To date, my home's illumination is now 66% LEDs and 33% fluorescents. I also have a hand-full of necessary incandescent bulbs:  The oven bulb, microwave oven bulbs, sewing machine bulb and a candle-wax incense warmer bulb (there's no getting around that one). 

To compare apples to apples, I took some light-meter readings of various bulb configurations in a standard bedroom 2-bulb light fixture.  

 2 Bulbs in 1 fixture  
 Light Configuration  Relative Lux 
 No Light bulbs 0 Watt  1.0 
 LED 5W + 5W 17.3
 LED 5W + 8W 21.8
 LED 8W + 8W 23.8
 LED (bulb cover removed) 5W + 8W 25.0
 LED (bulb cover removed) 8W + 8W 27.0
 CFL 9W + 9W 24.0
 CFL 9W + 13W 27.5
 Incandescent 40W + 40W 21.7
 Incandescent 40W + 60W 27.3

Note:  Light-meter readings were taken 6-feet below and 6 feet to the side of the fixture.  The LED bulb cover reduces output by 3.2 lux. Removing this cover is acceptable in most lighting applications.  

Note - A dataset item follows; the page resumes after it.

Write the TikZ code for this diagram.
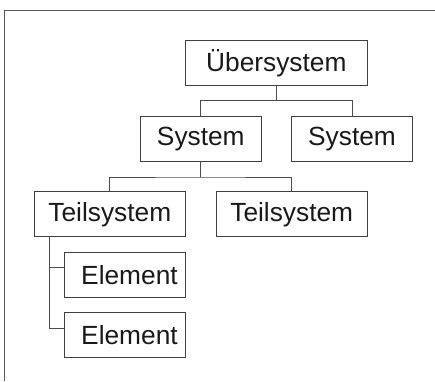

Using the right combination of LED bulbs, the same luminosity can be attained while using less power than if you were using CFLs. 

 Type of Light bulb Power Price/bulb Lifespan Electric
 LED 5W $12.00 25 years $1.46
 LED 8W $12.59 25 years $2.34
 CFL 9W $1.17 7 years $2.62
 CFL 13W $1.17 7 years $3.80
 Incandescent 40W $0.40 1 year $11.68
 Incandescent 60W $0.40 1 year $17.52

Electric costs assume using a light 8-hours a day and electricity costing $0.10/kW-hr.  For high-use light fixtures (or hard to reach fixtures) swapping to more efficient bulbs is a no-brainer.  

As you can see from the chart above, CFLs are slightly more expensive up front (over an incandescent bulb) but break even very quickly.  If you are still using incandescents, CFLs pay for themselves in 3 months.  LEDs pay for themselves in 1-2 years (over an incandescent bulb).  If you are using CFLs and are switching to LEDs the Chinese eBay ones pay for themselves in about 10 years.  Not great but if you are concerned about the mercury in CFLs (way over-hyped by the way) or don't like that CFLs can take a while to reach full brightness, they are justified.  

Blame my OCD but someday I want my home to be totally and completely illuminated by LEDs.  How cool would that be?  "Eat that, oven bulb."  

For a while now, hardware stores like Home Depot have been carrying recessed LED light bulbs.  They are pricey, costing about $33 each. Recently, Rocky Mountain power started offering a $20 rebate on each of these bulbs.  They end up only costing the consumer $13 each. By the way, the bulbs come with a halo too.  For new construction can-light fixtures, the halos alone cost $10 each.  This means for a new construction projects, you can in effect buy the bulb for only $3 each. This is a fabulous bargain for some very good quality LED recessed lights. 

I wish my power utility offered such a rebate.  


Someday in the far future we may look back over the long history of artificial illumination and see the 15-20 year reign of CFLs, laugh at how they were the 8-track / Betamax player of the artificial lighting industry and tell our grandchildren, "I remember using those curly-Q's."

LED Buyer Beware:  12/3/2012

Over the past 5-months, my TED whole-house power monitoring system has slowly become less reliable at reporting back readings of power consumption.  Something was interfering with its communication link across the electrical wiring in my house.  

Instead of having it located across the house, I tried moving the TED gateway right next to the MTUs (Measuring and Transmitting Units) inside the breaker box.  While the installation looks really fancy now, this change did exactly nothing to remedy the communication problem.  

Thanks to TED's awesome technical support, I was able to pinpoint the source of the interference.  It wasn't coming from any single breaker but was emanating from every one of the cheap, short, flat LED tubes that I owned.  I guess they were cheap for a reason.  This particular manufacture apparently left out a couple of key, 4-cent components from the switching supply inside the LED circuit.  

I find it very ironic that these very energy efficient, short LED tubes are interfering with the device that measures how energy efficient these LEDs are.   

Thanks to TED technical support and an X10 line filter installed between the TED and the rest of the house power, the interference problems are now history.